The problem. Quote the listing in full, exactly as given, minus any pictures.

━━━━━━━━━━

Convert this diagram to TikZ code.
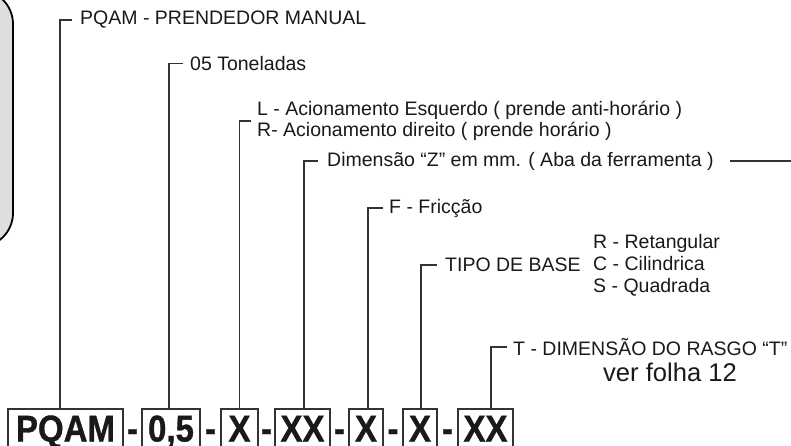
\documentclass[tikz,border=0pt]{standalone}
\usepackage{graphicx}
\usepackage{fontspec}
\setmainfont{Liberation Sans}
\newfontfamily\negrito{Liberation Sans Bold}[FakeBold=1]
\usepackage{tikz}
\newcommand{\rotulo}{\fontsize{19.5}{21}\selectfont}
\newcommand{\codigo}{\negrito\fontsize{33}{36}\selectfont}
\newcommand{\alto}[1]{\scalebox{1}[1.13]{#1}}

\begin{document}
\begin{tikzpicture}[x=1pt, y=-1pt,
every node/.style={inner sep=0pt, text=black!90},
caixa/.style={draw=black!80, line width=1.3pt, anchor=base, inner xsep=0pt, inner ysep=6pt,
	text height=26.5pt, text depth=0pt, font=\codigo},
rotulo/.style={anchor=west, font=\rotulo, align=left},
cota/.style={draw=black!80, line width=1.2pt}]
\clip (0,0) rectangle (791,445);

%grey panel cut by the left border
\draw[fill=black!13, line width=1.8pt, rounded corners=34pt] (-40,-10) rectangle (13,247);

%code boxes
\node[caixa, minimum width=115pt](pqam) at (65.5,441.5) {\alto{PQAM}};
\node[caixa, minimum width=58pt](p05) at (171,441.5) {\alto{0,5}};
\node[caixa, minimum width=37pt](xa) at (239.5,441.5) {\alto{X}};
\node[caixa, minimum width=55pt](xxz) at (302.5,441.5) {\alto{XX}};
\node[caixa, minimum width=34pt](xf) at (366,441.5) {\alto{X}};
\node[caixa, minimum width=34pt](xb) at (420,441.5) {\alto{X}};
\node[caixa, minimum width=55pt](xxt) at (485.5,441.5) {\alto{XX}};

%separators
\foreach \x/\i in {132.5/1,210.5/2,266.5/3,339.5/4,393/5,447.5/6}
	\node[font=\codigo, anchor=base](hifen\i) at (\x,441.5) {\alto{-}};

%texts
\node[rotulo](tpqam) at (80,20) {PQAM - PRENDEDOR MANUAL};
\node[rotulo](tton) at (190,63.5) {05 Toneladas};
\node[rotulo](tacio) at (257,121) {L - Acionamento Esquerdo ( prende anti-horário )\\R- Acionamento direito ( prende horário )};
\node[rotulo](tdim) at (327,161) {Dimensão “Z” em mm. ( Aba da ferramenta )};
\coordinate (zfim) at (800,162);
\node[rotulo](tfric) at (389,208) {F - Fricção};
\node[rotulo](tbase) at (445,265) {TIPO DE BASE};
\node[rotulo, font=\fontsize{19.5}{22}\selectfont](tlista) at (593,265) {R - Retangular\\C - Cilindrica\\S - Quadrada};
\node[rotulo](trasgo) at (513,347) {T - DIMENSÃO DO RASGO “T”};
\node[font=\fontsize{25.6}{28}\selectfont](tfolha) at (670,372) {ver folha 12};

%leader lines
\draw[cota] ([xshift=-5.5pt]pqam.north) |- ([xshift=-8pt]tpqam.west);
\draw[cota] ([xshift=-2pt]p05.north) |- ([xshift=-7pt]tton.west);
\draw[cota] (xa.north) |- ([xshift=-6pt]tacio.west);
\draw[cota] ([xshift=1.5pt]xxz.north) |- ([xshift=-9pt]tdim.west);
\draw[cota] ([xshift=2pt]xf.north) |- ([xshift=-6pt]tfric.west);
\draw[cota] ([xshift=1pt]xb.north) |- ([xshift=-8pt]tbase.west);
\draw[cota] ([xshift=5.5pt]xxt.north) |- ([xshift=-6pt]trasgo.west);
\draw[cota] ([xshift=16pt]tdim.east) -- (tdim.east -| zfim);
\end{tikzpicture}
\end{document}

━━━━━━━━━━

Response.
Convert this diagram to TikZ code.
\documentclass[tikz,border=0pt]{standalone}
\usepackage{graphicx}
\usepackage{fontspec}
\setmainfont{Liberation Sans}
\newfontfamily\negrito{Liberation Sans Bold}[FakeBold=1]
\usepackage{tikz}
\newcommand{\rotulo}{\fontsize{19.5}{21}\selectfont}
\newcommand{\codigo}{\negrito\fontsize{33}{36}\selectfont}
\newcommand{\alto}[1]{\scalebox{1}[1.13]{#1}}

\begin{document}
\begin{tikzpicture}[x=1pt, y=-1pt,
every node/.style={inner sep=0pt, text=black!90},
caixa/.style={draw=black!80, line width=1.3pt, anchor=base, inner xsep=0pt, inner ysep=6pt,
	text height=26.5pt, text depth=0pt, font=\codigo},
rotulo/.style={anchor=west, font=\rotulo, align=left},
cota/.style={draw=black!80, line width=1.2pt}]
\clip (0,0) rectangle (791,445);

%grey panel cut by the left border
\draw[fill=black!13, line width=1.8pt, rounded corners=34pt] (-40,-10) rectangle (13,247);

%code boxes
\node[caixa, minimum width=115pt](pqam) at (65.5,441.5) {\alto{PQAM}};
\node[caixa, minimum width=58pt](p05) at (171,441.5) {\alto{0,5}};
\node[caixa, minimum width=37pt](xa) at (239.5,441.5) {\alto{X}};
\node[caixa, minimum width=55pt](xxz) at (302.5,441.5) {\alto{XX}};
\node[caixa, minimum width=34pt](xf) at (366,441.5) {\alto{X}};
\node[caixa, minimum width=34pt](xb) at (420,441.5) {\alto{X}};
\node[caixa, minimum width=55pt](xxt) at (485.5,441.5) {\alto{XX}};

%separators
\foreach \x/\i in {132.5/1,210.5/2,266.5/3,339.5/4,393/5,447.5/6}
	\node[font=\codigo, anchor=base](hifen\i) at (\x,441.5) {\alto{-}};

%texts
\node[rotulo](tpqam) at (80,20) {PQAM - PRENDEDOR MANUAL};
\node[rotulo](tton) at (190,63.5) {05 Toneladas};
\node[rotulo](tacio) at (257,121) {L - Acionamento Esquerdo ( prende anti-horário )\\R- Acionamento direito ( prende horário )};
\node[rotulo](tdim) at (327,161) {Dimensão “Z” em mm. ( Aba da ferramenta )};
\coordinate (zfim) at (800,162);
\node[rotulo](tfric) at (389,208) {F - Fricção};
\node[rotulo](tbase) at (445,265) {TIPO DE BASE};
\node[rotulo, font=\fontsize{19.5}{22}\selectfont](tlista) at (593,265) {R - Retangular\\C - Cilindrica\\S - Quadrada};
\node[rotulo](trasgo) at (513,347) {T - DIMENSÃO DO RASGO “T”};
\node[font=\fontsize{25.6}{28}\selectfont](tfolha) at (670,372) {ver folha 12};

%leader lines
\draw[cota] ([xshift=-5.5pt]pqam.north) |- ([xshift=-8pt]tpqam.west);
\draw[cota] ([xshift=-2pt]p05.north) |- ([xshift=-7pt]tton.west);
\draw[cota] (xa.north) |- ([xshift=-6pt]tacio.west);
\draw[cota] ([xshift=1.5pt]xxz.north) |- ([xshift=-9pt]tdim.west);
\draw[cota] ([xshift=2pt]xf.north) |- ([xshift=-6pt]tfric.west);
\draw[cota] ([xshift=1pt]xb.north) |- ([xshift=-8pt]tbase.west);
\draw[cota] ([xshift=5.5pt]xxt.north) |- ([xshift=-6pt]trasgo.west);
\draw[cota] ([xshift=16pt]tdim.east) -- (tdim.east -| zfim);
\end{tikzpicture}
\end{document}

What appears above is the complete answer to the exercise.